**PROVIDED MATERIAL:**
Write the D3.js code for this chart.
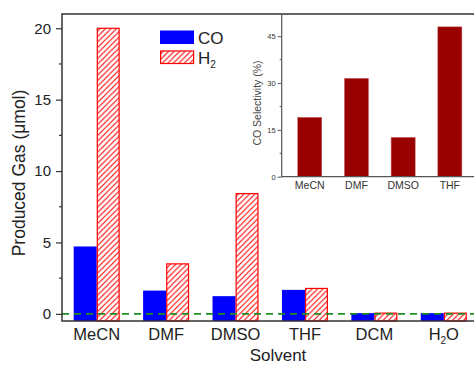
<!DOCTYPE html>
<html>
<head>
<meta charset="utf-8">
<script src="https://cdn.jsdelivr.net/npm/d3@7"></script>
<style>
  html, body { margin: 0; padding: 0; background: #fff; }
  svg { display: block; font-family: "Liberation Sans", Arial, sans-serif; }
</style>
</head>
<body>
<svg id="chart" width="474" height="366"></svg>
<script>
// main chart data
const solvents = ["MeCN", "DMF", "DMSO", "THF", "DCM", "H2O"];
const coValues = [4.72, 1.63, 1.24, 1.68, 0.05, 0.05];
const h2Values = [20.0, 3.5, 8.42, 1.78, 0.05, 0.05];
const yTicks = [0, 5, 10, 15, 20];
const yMinorTicks = [2.5, 7.5, 12.5, 17.5];

// inset data
const insetSolvents = ["MeCN", "DMF", "DMSO", "THF"];
const selectivity = [19.0, 31.5, 12.6, 48.0];
const insetTicks = [0, 15, 30, 45];
const insetMinorTicks = [7.5, 22.5, 37.5];

const svg = d3.select("#chart");
const axisColor = "#333";

const defs = svg.append("defs");
const hatch = defs.append("pattern")
  .attr("id", "hatch")
  .attr("patternUnits", "userSpaceOnUse")
  .attr("width", 5.5)
  .attr("height", 5.5);
hatch.append("rect").attr("width", 5.5).attr("height", 5.5).attr("fill", "#fff");
hatch.append("path")
  .attr("d", "M-1,1 L1,-1 M0,5.5 L5.5,0 M4.5,6.5 L6.5,4.5")
  .attr("stroke", "#ff0000")
  .attr("stroke-width", 1.1);

// ---- main plot ----
const mLeft = 62, mTop = 14, mBottom = 321, mRight = 478.5;

const y = d3.scaleLinear().domain([-0.5, 21]).range([mBottom, mTop]);
const x = d3.scaleBand().domain(solvents).range([mLeft, mRight])
  .paddingInner(0.337).paddingOuter(0.1685);
const xSub = d3.scaleBand().domain(["CO", "H2"]).range([0, x.bandwidth()]);

const rows = solvents.map((s, i) => ({ s, co: coValues[i], h2: h2Values[i] }));

const groups = svg.append("g").selectAll("g").data(rows).join("g")
  .attr("transform", d => `translate(${x(d.s)},0)`);

groups.append("rect")
  .attr("x", xSub("CO"))
  .attr("width", xSub.bandwidth())
  .attr("y", d => y(d.co))
  .attr("height", d => y(-0.5) - y(d.co))
  .attr("fill", "#0000ff");

groups.append("rect")
  .attr("x", xSub("H2") + 0.6)
  .attr("width", xSub.bandwidth() - 1.2)
  .attr("y", d => y(d.h2))
  .attr("height", d => y(-0.5) - y(d.h2))
  .attr("fill", "url(#hatch)")
  .attr("stroke", "#ff0000")
  .attr("stroke-width", 1.2);

// zero reference line
svg.append("line")
  .attr("x1", mLeft).attr("x2", 474)
  .attr("y1", y(0)).attr("y2", y(0))
  .attr("stroke", "#1e8c1e")
  .attr("stroke-width", 1.6)
  .attr("stroke-dasharray", "7,5");

// frame
svg.append("path")
  .attr("d", `M474,${mTop} H${mLeft} V${mBottom} H474`)
  .attr("fill", "none")
  .attr("stroke", axisColor)
  .attr("stroke-width", 1.5);

const yAxis = svg.append("g").attr("transform", `translate(${mLeft},0)`)
  .call(d3.axisLeft(y).tickValues(yTicks).tickSize(6).tickPadding(5).tickFormat(d3.format("d")));
yAxis.select(".domain").remove();
yAxis.selectAll(".tick line").attr("stroke", axisColor).attr("stroke-width", 1.2);
yAxis.selectAll(".tick text").attr("font-size", 15).attr("fill", "#222")
  .attr("font-family", "Liberation Sans, Arial, sans-serif");

svg.append("g").selectAll("line").data(yMinorTicks).join("line")
  .attr("x1", mLeft - 3).attr("x2", mLeft)
  .attr("y1", d => y(d)).attr("y2", d => y(d))
  .attr("stroke", axisColor).attr("stroke-width", 1.2);

// x labels
const xl = svg.append("g").selectAll("text").data(solvents).join("text")
  .attr("x", d => x(d) + x.bandwidth() / 2)
  .attr("y", 340)
  .attr("text-anchor", "middle")
  .attr("font-size", 16.5)
  .attr("fill", "#222");
xl.each(function (d) {
  const t = d3.select(this);
  if (d === "H2O") {
    t.append("tspan").text("H");
    t.append("tspan").text("2").attr("font-size", 10).attr("dy", 4);
    t.append("tspan").text("O").attr("dy", -4);
  } else {
    t.text(d);
  }
});

svg.append("text")
  .attr("x", 278).attr("y", 361)
  .attr("text-anchor", "middle")
  .attr("font-size", 17)
  .attr("fill", "#222")
  .text("Solvent");

svg.append("text")
  .attr("transform", "translate(25,173) rotate(-90)")
  .attr("text-anchor", "middle")
  .attr("font-size", 17.5)
  .attr("fill", "#222")
  .text("Produced Gas (\u03bcmol)");

// legend
const legend = svg.append("g");
legend.append("rect").attr("x", 160).attr("y", 30.5).attr("width", 34).attr("height", 13.5).attr("fill", "#0000ff");
legend.append("rect").attr("x", 160.6).attr("y", 51).attr("width", 33).attr("height", 12.5)
  .attr("fill", "url(#hatch)").attr("stroke", "#ff0000").attr("stroke-width", 1.2);
legend.append("text").attr("x", 198).attr("y", 44).attr("font-size", 17).attr("fill", "#222").text("CO");
const h2Label = legend.append("text").attr("x", 198).attr("y", 64).attr("font-size", 17).attr("fill", "#222");
h2Label.append("tspan").text("H");
h2Label.append("tspan").text("2").attr("font-size", 10).attr("dy", 4);

// ---- inset ----
const iLeft = 281.7, iTop = 15, iBottom = 176.7;
const iy = d3.scaleLinear().domain([0, 51.8]).range([iBottom, iTop]);
const ix = d3.scaleBand().domain(insetSolvents).range([286.4, 473.2])
  .paddingInner(0.485).paddingOuter(0.2425);

svg.append("g").selectAll("rect").data(insetSolvents).join("rect")
  .attr("x", d => ix(d))
  .attr("width", ix.bandwidth())
  .attr("y", (d, i) => iy(selectivity[i]))
  .attr("height", (d, i) => iBottom - iy(selectivity[i]))
  .attr("fill", "#990000")
  .attr("stroke", "#c86060")
  .attr("stroke-width", 0.5);

svg.append("path")
  .attr("d", `M${iLeft},${iTop} V${iBottom} H474`)
  .attr("fill", "none")
  .attr("stroke", "#555")
  .attr("stroke-width", 1.2);

const iAxis = svg.append("g").attr("transform", `translate(${iLeft},0)`)
  .call(d3.axisLeft(iy).tickValues(insetTicks).tickSize(4).tickPadding(2));
iAxis.select(".domain").remove();
iAxis.selectAll(".tick line").attr("stroke", "#555");
iAxis.selectAll(".tick text").attr("font-size", 7.5).attr("fill", "#333")
  .attr("font-family", "Liberation Sans, Arial, sans-serif");

svg.append("g").selectAll("line").data(insetMinorTicks).join("line")
  .attr("x1", iLeft - 2).attr("x2", iLeft)
  .attr("y1", d => iy(d)).attr("y2", d => iy(d))
  .attr("stroke", "#555");

svg.append("g").selectAll("text").data(insetSolvents).join("text")
  .attr("x", d => ix(d) + ix.bandwidth() / 2)
  .attr("y", 189)
  .attr("text-anchor", "middle")
  .attr("font-size", 10.5)
  .attr("fill", "#333")
  .text(d => d);

svg.append("text")
  .attr("transform", "translate(261,103) rotate(-90)")
  .attr("text-anchor", "middle")
  .attr("font-size", 10.5)
  .attr("fill", "#444")
  .text("CO Selectivity (%)");
</script>
</body>
</html>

**SET PROBLEM:** Extract, word for word, each line from the top of the data down to and including the line with "const rows = solvents.map((s, i)"; skip the pictures.

**RESPONSE:**
Write the D3.js code for this chart.
<!DOCTYPE html>
<html>
<head>
<meta charset="utf-8">
<script src="https://cdn.jsdelivr.net/npm/d3@7"></script>
<style>
  html, body { margin: 0; padding: 0; background: #fff; }
  svg { display: block; font-family: "Liberation Sans", Arial, sans-serif; }
</style>
</head>
<body>
<svg id="chart" width="474" height="366"></svg>
<script>
// main chart data
const solvents = ["MeCN", "DMF", "DMSO", "THF", "DCM", "H2O"];
const coValues = [4.72, 1.63, 1.24, 1.68, 0.05, 0.05];
const h2Values = [20.0, 3.5, 8.42, 1.78, 0.05, 0.05];
const yTicks = [0, 5, 10, 15, 20];
const yMinorTicks = [2.5, 7.5, 12.5, 17.5];

// inset data
const insetSolvents = ["MeCN", "DMF", "DMSO", "THF"];
const selectivity = [19.0, 31.5, 12.6, 48.0];
const insetTicks = [0, 15, 30, 45];
const insetMinorTicks = [7.5, 22.5, 37.5];

const svg = d3.select("#chart");
const axisColor = "#333";

const defs = svg.append("defs");
const hatch = defs.append("pattern")
  .attr("id", "hatch")
  .attr("patternUnits", "userSpaceOnUse")
  .attr("width", 5.5)
  .attr("height", 5.5);
hatch.append("rect").attr("width", 5.5).attr("height", 5.5).attr("fill", "#fff");
hatch.append("path")
  .attr("d", "M-1,1 L1,-1 M0,5.5 L5.5,0 M4.5,6.5 L6.5,4.5")
  .attr("stroke", "#ff0000")
  .attr("stroke-width", 1.1);

// ---- main plot ----
const mLeft = 62, mTop = 14, mBottom = 321, mRight = 478.5;

const y = d3.scaleLinear().domain([-0.5, 21]).range([mBottom, mTop]);
const x = d3.scaleBand().domain(solvents).range([mLeft, mRight])
  .paddingInner(0.337).paddingOuter(0.1685);
const xSub = d3.scaleBand().domain(["CO", "H2"]).range([0, x.bandwidth()]);

const rows = solvents.map((s, i) => ({ s, co: coValues[i], h2: h2Values[i] }));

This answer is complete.